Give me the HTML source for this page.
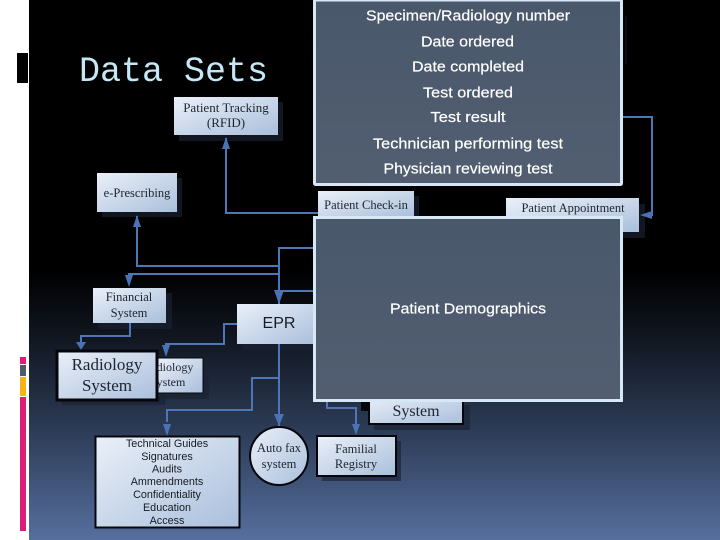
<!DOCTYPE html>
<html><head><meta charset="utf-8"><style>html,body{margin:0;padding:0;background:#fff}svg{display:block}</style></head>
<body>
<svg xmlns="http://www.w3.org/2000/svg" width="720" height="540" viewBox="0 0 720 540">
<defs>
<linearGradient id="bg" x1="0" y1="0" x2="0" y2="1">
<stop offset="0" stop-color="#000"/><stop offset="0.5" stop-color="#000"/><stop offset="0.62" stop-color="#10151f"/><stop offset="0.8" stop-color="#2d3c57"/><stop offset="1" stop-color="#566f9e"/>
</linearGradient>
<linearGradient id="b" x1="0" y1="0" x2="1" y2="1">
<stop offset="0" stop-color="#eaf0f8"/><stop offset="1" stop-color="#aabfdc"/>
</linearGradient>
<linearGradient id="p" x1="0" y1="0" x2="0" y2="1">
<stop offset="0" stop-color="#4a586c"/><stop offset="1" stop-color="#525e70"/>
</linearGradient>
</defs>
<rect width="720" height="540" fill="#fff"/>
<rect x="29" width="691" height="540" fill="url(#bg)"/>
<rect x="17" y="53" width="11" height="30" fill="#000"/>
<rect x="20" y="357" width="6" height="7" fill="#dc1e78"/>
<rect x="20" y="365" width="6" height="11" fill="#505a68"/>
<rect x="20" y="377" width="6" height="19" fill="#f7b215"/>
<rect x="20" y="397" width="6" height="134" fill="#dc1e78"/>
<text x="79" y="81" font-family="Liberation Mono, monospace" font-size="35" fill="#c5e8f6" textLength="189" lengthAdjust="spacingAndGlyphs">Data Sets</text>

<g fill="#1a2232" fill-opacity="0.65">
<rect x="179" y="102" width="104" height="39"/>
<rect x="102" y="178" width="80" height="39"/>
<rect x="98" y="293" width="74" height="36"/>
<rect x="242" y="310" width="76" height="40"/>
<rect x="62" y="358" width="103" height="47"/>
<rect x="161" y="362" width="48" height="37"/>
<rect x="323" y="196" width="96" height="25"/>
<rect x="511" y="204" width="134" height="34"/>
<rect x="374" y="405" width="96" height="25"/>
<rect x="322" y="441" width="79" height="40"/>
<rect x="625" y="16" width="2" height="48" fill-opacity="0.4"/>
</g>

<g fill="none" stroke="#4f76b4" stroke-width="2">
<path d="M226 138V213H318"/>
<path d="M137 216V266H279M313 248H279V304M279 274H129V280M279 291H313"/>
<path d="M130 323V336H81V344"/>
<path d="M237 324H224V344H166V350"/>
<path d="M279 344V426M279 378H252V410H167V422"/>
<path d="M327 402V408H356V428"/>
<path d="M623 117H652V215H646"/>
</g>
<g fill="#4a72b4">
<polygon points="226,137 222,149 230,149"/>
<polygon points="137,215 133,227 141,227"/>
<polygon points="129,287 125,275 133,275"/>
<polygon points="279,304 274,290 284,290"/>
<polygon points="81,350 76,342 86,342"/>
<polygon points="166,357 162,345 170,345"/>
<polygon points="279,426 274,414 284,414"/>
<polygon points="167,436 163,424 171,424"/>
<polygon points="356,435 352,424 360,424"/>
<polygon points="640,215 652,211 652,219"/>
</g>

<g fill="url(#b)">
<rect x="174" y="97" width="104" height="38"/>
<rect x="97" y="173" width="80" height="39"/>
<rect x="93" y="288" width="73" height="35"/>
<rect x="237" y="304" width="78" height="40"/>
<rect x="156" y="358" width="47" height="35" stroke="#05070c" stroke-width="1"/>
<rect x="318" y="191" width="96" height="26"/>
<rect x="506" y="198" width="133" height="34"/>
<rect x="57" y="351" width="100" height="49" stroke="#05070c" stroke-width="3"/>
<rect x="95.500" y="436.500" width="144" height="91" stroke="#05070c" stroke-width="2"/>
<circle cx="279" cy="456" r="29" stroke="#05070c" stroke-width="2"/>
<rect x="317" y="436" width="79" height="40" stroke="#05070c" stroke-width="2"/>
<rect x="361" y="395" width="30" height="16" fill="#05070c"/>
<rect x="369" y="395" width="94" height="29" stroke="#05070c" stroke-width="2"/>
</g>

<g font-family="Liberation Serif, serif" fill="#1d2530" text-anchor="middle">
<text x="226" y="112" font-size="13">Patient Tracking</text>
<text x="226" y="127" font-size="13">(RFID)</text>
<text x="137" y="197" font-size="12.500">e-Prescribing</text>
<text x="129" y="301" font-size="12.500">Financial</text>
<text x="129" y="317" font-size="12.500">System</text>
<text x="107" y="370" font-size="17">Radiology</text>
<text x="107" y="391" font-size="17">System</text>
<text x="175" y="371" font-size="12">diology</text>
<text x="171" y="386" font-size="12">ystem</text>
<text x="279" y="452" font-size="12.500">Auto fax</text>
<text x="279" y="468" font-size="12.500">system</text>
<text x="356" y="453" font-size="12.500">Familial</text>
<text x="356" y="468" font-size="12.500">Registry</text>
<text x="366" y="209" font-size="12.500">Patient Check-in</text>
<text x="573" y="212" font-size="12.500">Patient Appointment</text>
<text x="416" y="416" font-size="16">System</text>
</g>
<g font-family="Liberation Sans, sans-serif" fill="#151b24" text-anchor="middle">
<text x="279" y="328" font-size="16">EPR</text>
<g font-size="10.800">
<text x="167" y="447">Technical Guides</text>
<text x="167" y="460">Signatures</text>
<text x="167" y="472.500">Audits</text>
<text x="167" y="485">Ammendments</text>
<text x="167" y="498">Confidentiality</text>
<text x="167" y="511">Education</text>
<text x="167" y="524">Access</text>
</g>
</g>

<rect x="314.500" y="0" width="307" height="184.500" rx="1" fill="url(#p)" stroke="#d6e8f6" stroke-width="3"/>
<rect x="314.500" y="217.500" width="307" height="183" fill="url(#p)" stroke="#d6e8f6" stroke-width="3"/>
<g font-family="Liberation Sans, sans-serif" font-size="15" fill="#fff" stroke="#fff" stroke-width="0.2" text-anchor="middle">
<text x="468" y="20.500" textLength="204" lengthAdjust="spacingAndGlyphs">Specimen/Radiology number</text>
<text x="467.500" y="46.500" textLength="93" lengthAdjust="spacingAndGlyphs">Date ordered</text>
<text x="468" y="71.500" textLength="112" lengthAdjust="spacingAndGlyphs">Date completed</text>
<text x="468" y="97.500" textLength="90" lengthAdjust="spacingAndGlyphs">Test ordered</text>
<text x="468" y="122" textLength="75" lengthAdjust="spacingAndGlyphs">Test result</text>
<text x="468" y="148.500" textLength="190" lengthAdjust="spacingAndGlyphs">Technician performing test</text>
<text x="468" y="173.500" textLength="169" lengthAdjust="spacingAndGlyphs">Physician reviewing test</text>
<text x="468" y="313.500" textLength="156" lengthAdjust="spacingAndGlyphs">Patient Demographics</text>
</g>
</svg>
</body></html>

+---+

### Work to complete
Transcribe the whole listing, character for character, but not its images.

### The completed task
Give me the HTML source for this page.
<!DOCTYPE html>
<html><head><meta charset="utf-8"><style>html,body{margin:0;padding:0;background:#fff}svg{display:block}</style></head>
<body>
<svg xmlns="http://www.w3.org/2000/svg" width="720" height="540" viewBox="0 0 720 540">
<defs>
<linearGradient id="bg" x1="0" y1="0" x2="0" y2="1">
<stop offset="0" stop-color="#000"/><stop offset="0.5" stop-color="#000"/><stop offset="0.62" stop-color="#10151f"/><stop offset="0.8" stop-color="#2d3c57"/><stop offset="1" stop-color="#566f9e"/>
</linearGradient>
<linearGradient id="b" x1="0" y1="0" x2="1" y2="1">
<stop offset="0" stop-color="#eaf0f8"/><stop offset="1" stop-color="#aabfdc"/>
</linearGradient>
<linearGradient id="p" x1="0" y1="0" x2="0" y2="1">
<stop offset="0" stop-color="#4a586c"/><stop offset="1" stop-color="#525e70"/>
</linearGradient>
</defs>
<rect width="720" height="540" fill="#fff"/>
<rect x="29" width="691" height="540" fill="url(#bg)"/>
<rect x="17" y="53" width="11" height="30" fill="#000"/>
<rect x="20" y="357" width="6" height="7" fill="#dc1e78"/>
<rect x="20" y="365" width="6" height="11" fill="#505a68"/>
<rect x="20" y="377" width="6" height="19" fill="#f7b215"/>
<rect x="20" y="397" width="6" height="134" fill="#dc1e78"/>
<text x="79" y="81" font-family="Liberation Mono, monospace" font-size="35" fill="#c5e8f6" textLength="189" lengthAdjust="spacingAndGlyphs">Data Sets</text>

<g fill="#1a2232" fill-opacity="0.65">
<rect x="179" y="102" width="104" height="39"/>
<rect x="102" y="178" width="80" height="39"/>
<rect x="98" y="293" width="74" height="36"/>
<rect x="242" y="310" width="76" height="40"/>
<rect x="62" y="358" width="103" height="47"/>
<rect x="161" y="362" width="48" height="37"/>
<rect x="323" y="196" width="96" height="25"/>
<rect x="511" y="204" width="134" height="34"/>
<rect x="374" y="405" width="96" height="25"/>
<rect x="322" y="441" width="79" height="40"/>
<rect x="625" y="16" width="2" height="48" fill-opacity="0.4"/>
</g>

<g fill="none" stroke="#4f76b4" stroke-width="2">
<path d="M226 138V213H318"/>
<path d="M137 216V266H279M313 248H279V304M279 274H129V280M279 291H313"/>
<path d="M130 323V336H81V344"/>
<path d="M237 324H224V344H166V350"/>
<path d="M279 344V426M279 378H252V410H167V422"/>
<path d="M327 402V408H356V428"/>
<path d="M623 117H652V215H646"/>
</g>
<g fill="#4a72b4">
<polygon points="226,137 222,149 230,149"/>
<polygon points="137,215 133,227 141,227"/>
<polygon points="129,287 125,275 133,275"/>
<polygon points="279,304 274,290 284,290"/>
<polygon points="81,350 76,342 86,342"/>
<polygon points="166,357 162,345 170,345"/>
<polygon points="279,426 274,414 284,414"/>
<polygon points="167,436 163,424 171,424"/>
<polygon points="356,435 352,424 360,424"/>
<polygon points="640,215 652,211 652,219"/>
</g>

<g fill="url(#b)">
<rect x="174" y="97" width="104" height="38"/>
<rect x="97" y="173" width="80" height="39"/>
<rect x="93" y="288" width="73" height="35"/>
<rect x="237" y="304" width="78" height="40"/>
<rect x="156" y="358" width="47" height="35" stroke="#05070c" stroke-width="1"/>
<rect x="318" y="191" width="96" height="26"/>
<rect x="506" y="198" width="133" height="34"/>
<rect x="57" y="351" width="100" height="49" stroke="#05070c" stroke-width="3"/>
<rect x="95.500" y="436.500" width="144" height="91" stroke="#05070c" stroke-width="2"/>
<circle cx="279" cy="456" r="29" stroke="#05070c" stroke-width="2"/>
<rect x="317" y="436" width="79" height="40" stroke="#05070c" stroke-width="2"/>
<rect x="361" y="395" width="30" height="16" fill="#05070c"/>
<rect x="369" y="395" width="94" height="29" stroke="#05070c" stroke-width="2"/>
</g>

<g font-family="Liberation Serif, serif" fill="#1d2530" text-anchor="middle">
<text x="226" y="112" font-size="13">Patient Tracking</text>
<text x="226" y="127" font-size="13">(RFID)</text>
<text x="137" y="197" font-size="12.500">e-Prescribing</text>
<text x="129" y="301" font-size="12.500">Financial</text>
<text x="129" y="317" font-size="12.500">System</text>
<text x="107" y="370" font-size="17">Radiology</text>
<text x="107" y="391" font-size="17">System</text>
<text x="175" y="371" font-size="12">diology</text>
<text x="171" y="386" font-size="12">ystem</text>
<text x="279" y="452" font-size="12.500">Auto fax</text>
<text x="279" y="468" font-size="12.500">system</text>
<text x="356" y="453" font-size="12.500">Familial</text>
<text x="356" y="468" font-size="12.500">Registry</text>
<text x="366" y="209" font-size="12.500">Patient Check-in</text>
<text x="573" y="212" font-size="12.500">Patient Appointment</text>
<text x="416" y="416" font-size="16">System</text>
</g>
<g font-family="Liberation Sans, sans-serif" fill="#151b24" text-anchor="middle">
<text x="279" y="328" font-size="16">EPR</text>
<g font-size="10.800">
<text x="167" y="447">Technical Guides</text>
<text x="167" y="460">Signatures</text>
<text x="167" y="472.500">Audits</text>
<text x="167" y="485">Ammendments</text>
<text x="167" y="498">Confidentiality</text>
<text x="167" y="511">Education</text>
<text x="167" y="524">Access</text>
</g>
</g>

<rect x="314.500" y="0" width="307" height="184.500" rx="1" fill="url(#p)" stroke="#d6e8f6" stroke-width="3"/>
<rect x="314.500" y="217.500" width="307" height="183" fill="url(#p)" stroke="#d6e8f6" stroke-width="3"/>
<g font-family="Liberation Sans, sans-serif" font-size="15" fill="#fff" stroke="#fff" stroke-width="0.2" text-anchor="middle">
<text x="468" y="20.500" textLength="204" lengthAdjust="spacingAndGlyphs">Specimen/Radiology number</text>
<text x="467.500" y="46.500" textLength="93" lengthAdjust="spacingAndGlyphs">Date ordered</text>
<text x="468" y="71.500" textLength="112" lengthAdjust="spacingAndGlyphs">Date completed</text>
<text x="468" y="97.500" textLength="90" lengthAdjust="spacingAndGlyphs">Test ordered</text>
<text x="468" y="122" textLength="75" lengthAdjust="spacingAndGlyphs">Test result</text>
<text x="468" y="148.500" textLength="190" lengthAdjust="spacingAndGlyphs">Technician performing test</text>
<text x="468" y="173.500" textLength="169" lengthAdjust="spacingAndGlyphs">Physician reviewing test</text>
<text x="468" y="313.500" textLength="156" lengthAdjust="spacingAndGlyphs">Patient Demographics</text>
</g>
</svg>
</body></html>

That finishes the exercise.